Outro método, que vem ganhando destaque nas últimas décadas são os sistemas localizados, como o gotejamento e a microaspersão. São caracterizados pelo baixo consumo de água e energia e pela alta frequência de irrigação. No sistema de gotejamento, a água é liberada em pequenas gotas ao pé da planta, diretamente sobre o solo e isso chega a reduzir em 50% o consumo de água. Têm sido muito bem empregados para irrigação de culturas perenes, como café, citros, uva, manga etc., assim como hortaliças. Embora tenha um investimento inicial superior aos outros sistemas, viabiliza a irrigação onde não há muita disponibilidade de água e na maioria dos casos, reduz mão-de-obra, porque é acompanhado de automação e permite a injeção de fertilizantes pela água (fertirrigação).

Um outro método é a irrigação por superfície no qual se destacam a inundação e a irrigação por sulcos. Um método caracterizado por utilizar a força da gravidade para o movimento da água, o que dispensa o uso da energia. O Brasil tem uma área de aproximadamente um milhão de hectares destinada à irrigação de arroz por inundação, a maioria localizada no sul do país.
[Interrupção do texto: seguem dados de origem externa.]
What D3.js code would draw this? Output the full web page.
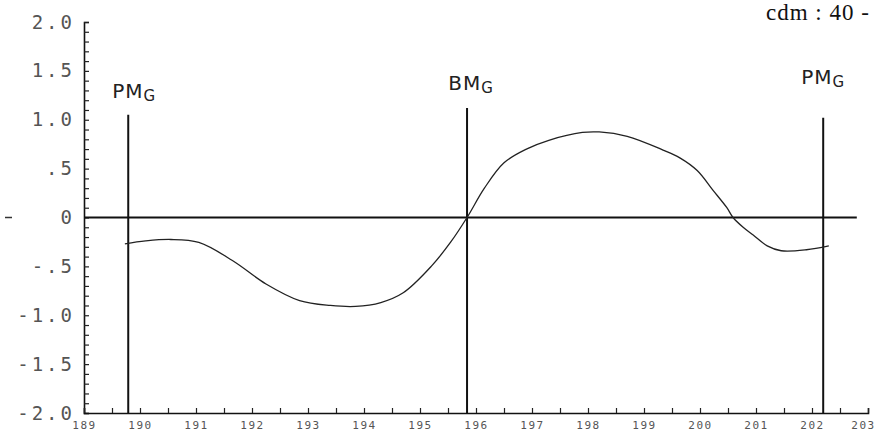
<!DOCTYPE html>
<html>
<head>
<meta charset="utf-8">
<script src="https://cdn.jsdelivr.net/npm/d3@7"></script>
<style>
  body { margin: 0; background: #fff; }
  svg { display: block; }
</style>
</head>
<body>
<svg id="chart" width="879" height="443"></svg>
<script>
// values
const curveX = [189.73, 190.10, 190.55, 191.05, 191.65, 192.25, 192.85, 193.40, 193.85, 194.30,
                194.70, 195.20, 195.55, 195.84, 196.15, 196.50, 196.90, 197.30, 197.90, 198.20,
                198.70, 199.34, 199.64, 199.95, 200.23, 200.48, 200.59, 200.77, 200.95, 201.20,
                201.45, 201.90, 202.30];
const curveY = [-0.27, -0.24, -0.225, -0.255, -0.44, -0.68, -0.85, -0.90, -0.91, -0.87,
                -0.77, -0.50, -0.25, 0.0, 0.30, 0.56, 0.70, 0.79, 0.87, 0.875,
                0.83, 0.69, 0.61, 0.48, 0.28, 0.10, 0.0, -0.10, -0.18, -0.29,
                -0.34, -0.33, -0.29];

const yTicks = [2.0, 1.5, 1.0, 0.5, 0, -0.5, -1.0, -1.5, -2.0];
const yTickLabels = ["2.0", "1.5", "1.0", ".5", "0", "-.5", "-1.0", "-1.5", "-2.0"];
const xTicks = [189, 190, 191, 192, 193, 194, 195, 196, 197, 198, 199, 200, 201, 202, 203];

// vertical marker lines (position in x units, top in y units)
const markerNames = ["PM", "BM", "PM"];
const markerX = [189.79, 195.84, 202.2];
const markerTop = [1.05, 1.12, 1.02];
const labelY = [1.22, 1.30, 1.365];

const svg = d3.select("#chart");

const x = d3.scaleLinear().domain([189, 203]).range([84, 868]);
const y = d3.scaleLinear().domain([-2, 2]).range([413, 22]);

// y axis: minor ticks every 0.1 pointing inward
svg.append("g")
  .attr("transform", `translate(${x(189)},0)`)
  .call(d3.axisLeft(y).tickValues(d3.range(-20, 21).map(d => d / 10)).tickSize(-5).tickFormat(""))
  .call(g => g.select(".domain").attr("stroke", "#111").attr("stroke-width", 1.6))
  .call(g => g.selectAll(".tick line").attr("stroke", "#222").attr("stroke-width", 1.2));

// y labels
svg.append("g")
  .attr("transform", `translate(${x(189)},0)`)
  .call(d3.axisLeft(y).tickValues(yTicks).tickSize(0).tickPadding(9)
    .tickFormat((d, i) => yTickLabels[i]))
  .call(g => g.select(".domain").remove())
  .call(g => g.selectAll("text")
    .attr("font-family", "DejaVu Sans Mono")
    .attr("font-size", 19)
    .attr("letter-spacing", 3)
    .attr("fill", "#555"));

// x axis: ticks every 0.5 pointing up
svg.append("g")
  .attr("transform", `translate(0,${y(-2)})`)
  .call(d3.axisBottom(x).tickValues(d3.range(189, 203.01, 0.5)).tickSize(-5).tickFormat(""))
  .call(g => g.select(".domain").attr("stroke", "#111").attr("stroke-width", 1.6))
  .call(g => g.selectAll(".tick line").attr("stroke", "#222").attr("stroke-width", 1.2));

svg.append("g")
  .attr("transform", `translate(0,${y(-2)})`)
  .call(d3.axisBottom(x).tickValues(xTicks).tickSize(0).tickPadding(8).tickFormat(d3.format("d")))
  .call(g => g.select(".domain").remove())
  .call(g => g.selectAll("text")
    .attr("font-family", "DejaVu Sans Mono")
    .attr("font-size", 11)
    .attr("letter-spacing", 1.5)
    .attr("fill", "#555"))
  .call(g => g.selectAll(".tick:last-of-type text").attr("dx", -5));

// zero line
svg.append("line")
  .attr("x1", x(189)).attr("x2", x(202.8))
  .attr("y1", y(0)).attr("y2", y(0))
  .attr("stroke", "#111").attr("stroke-width", 2);

// small mark at far left
svg.append("line")
  .attr("x1", 5).attr("x2", 12)
  .attr("y1", y(0)).attr("y2", y(0))
  .attr("stroke", "#333").attr("stroke-width", 1.5);

// marker lines
svg.selectAll(".marker")
  .data(markerX)
  .enter()
  .append("line")
  .attr("class", "marker")
  .attr("x1", d => x(d)).attr("x2", d => x(d))
  .attr("y1", (d, i) => y(markerTop[i])).attr("y2", y(-2))
  .attr("stroke", "#111").attr("stroke-width", 2);

// hand-lettered labels above markers
const labelDx = [6, 4, 0];
svg.selectAll(".mlabel")
  .data(markerNames)
  .enter()
  .append("text")
  .attr("class", "mlabel")
  .attr("x", (d, i) => x(markerX[i]) + labelDx[i])
  .attr("y", (d, i) => y(labelY[i]))
  .attr("text-anchor", "middle")
  .attr("font-family", "DejaVu Sans")
  .attr("font-size", 20)
  .attr("letter-spacing", 1)
  .attr("fill", "#222")
  .each(function (d) {
    const t = d3.select(this);
    t.append("tspan").text(d);
    t.append("tspan").attr("font-size", 15).attr("dy", 3).text("G");
  });

// the curve
const pts = curveX.map((d, i) => [d, curveY[i]]);
svg.append("path")
  .datum(pts)
  .attr("fill", "none")
  .attr("stroke", "#222")
  .attr("stroke-width", 1.3)
  .attr("d", d3.line().x(d => x(d[0])).y(d => y(d[1])).curve(d3.curveCatmullRom));

// page header fragment
svg.append("text")
  .attr("x", 766).attr("y", 20)
  .attr("font-family", "Liberation Serif")
  .attr("font-size", 23)
  .attr("letter-spacing", 1)
  .attr("fill", "#111")
  .text("cdm : 40 -");
</script>
</body>
</html>
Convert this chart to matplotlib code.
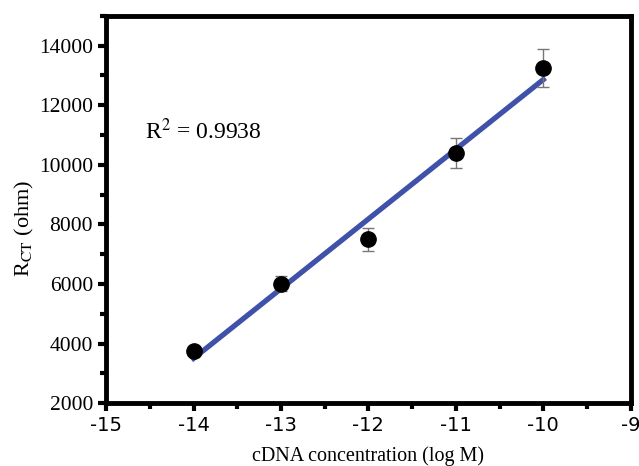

Entretanto, é importante destacar que existem questões legais sobre o direito ao uso da água. Para qualquer interferência nos recursos hídricos há necessidade de autorização do órgão ambiental do estado, pelo título de outorga do uso da água. A outorga é necessária nos casos de captação, seja superficial (rios, lagos etc.) ou subterrânea (poços). Ainda que a vazão necessária seja pequena é importante consultar o órgão responsável. No caso do estado de São Paulo é o Departamento de Água e Energia Elétrica (DAEE).

Manejo adequado da irrigação pode contribuir com a mitigação das emissões de gases do efeito estufa (GEE)

Algumas pesquisas já mostraram resultados promissores no uso de irrigação para mitigação de emissões de GEE que potencializam o aquecimento global. O manejo intermitente da irrigação por inundação em arroz pode reduzir a emissão de gás metano (CH4). A fertirrigação vem trazendo resultados favoráveis no controle das emissões de GEE do agroecossistema como um todo pela substituição de diesel por biogás em motogeradores e motobombas e pela substituição da adubação mineral. O ganho na produtividade também abre a possibilidade de recuperação da vegetação nativa em uma fração relativa da área produtiva. Em termos de mecanismo de adaptação à mudança do clima, a restauração relativa de áreas de mata nativa favorece a recuperação e/ou manutenção de outros importantes serviços ambientais, como o aumento da biodiversidade, a produção de água e incremento da polinização por insetos.

Por essa razão, um material para orientar produtores rurais em áreas do Pantanal foi lançado em 2021, o Guia de melhores práticas pecuárias da planície pantaneira, uma iniciativa da WWF-Brasil, Embrapa Pantanal e Wetlands International. O guia foi elaborado por especialistas como forma de orientação aos produtores em como conciliar a produção com a manutenção do ritmo, amplitude e duração das áreas úmidas do Pantanal – principal fonte de água daquela região.